I never gave myself a chance. But to be fair, I didn’t know how.
For as long as I can remember, I didn’t know what I wanted to be when I grew up. I still don’t know. Hell, I’m not even sure I grew up. [Am I supposed to feel my age? Because I still feel like a kid trying to figure it all out.]
I’ve spent my life trying to do what was expected of me but usually failing to make the right decisions to get there. I tried to follow my heart instead, but for me, that was more external than it should have been. Meaning… I was actually following my emotions… not my heart. It sounds like it’s the same but it’s really not.
I wish I’d never even tried to travel the expected path. I wish I’d done what I truly wanted… not what others thought I should do… and not what my emotions made me do. But that didn’t happen. Part of that is because I didn’t know what I truly wanted… so how could I do it? And part of it is because it all went too fast.

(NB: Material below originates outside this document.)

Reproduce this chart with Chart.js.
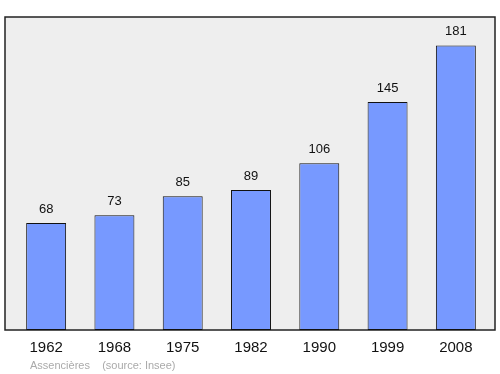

I wish I could slow it down. Oh hell, I wish I could turn it backwards and restart.
I ain’t trading my youth for no suit and jacket
I ain’t giving my freedom for your money and status
So don’t say I’m getting older
Cause I’ll say it when I do
Cause everybody I know, everybody I know
Is growing old, is growing old too quickly
And I don’t wanna go
So how am I supposed to slow it down so I can figure out who I am?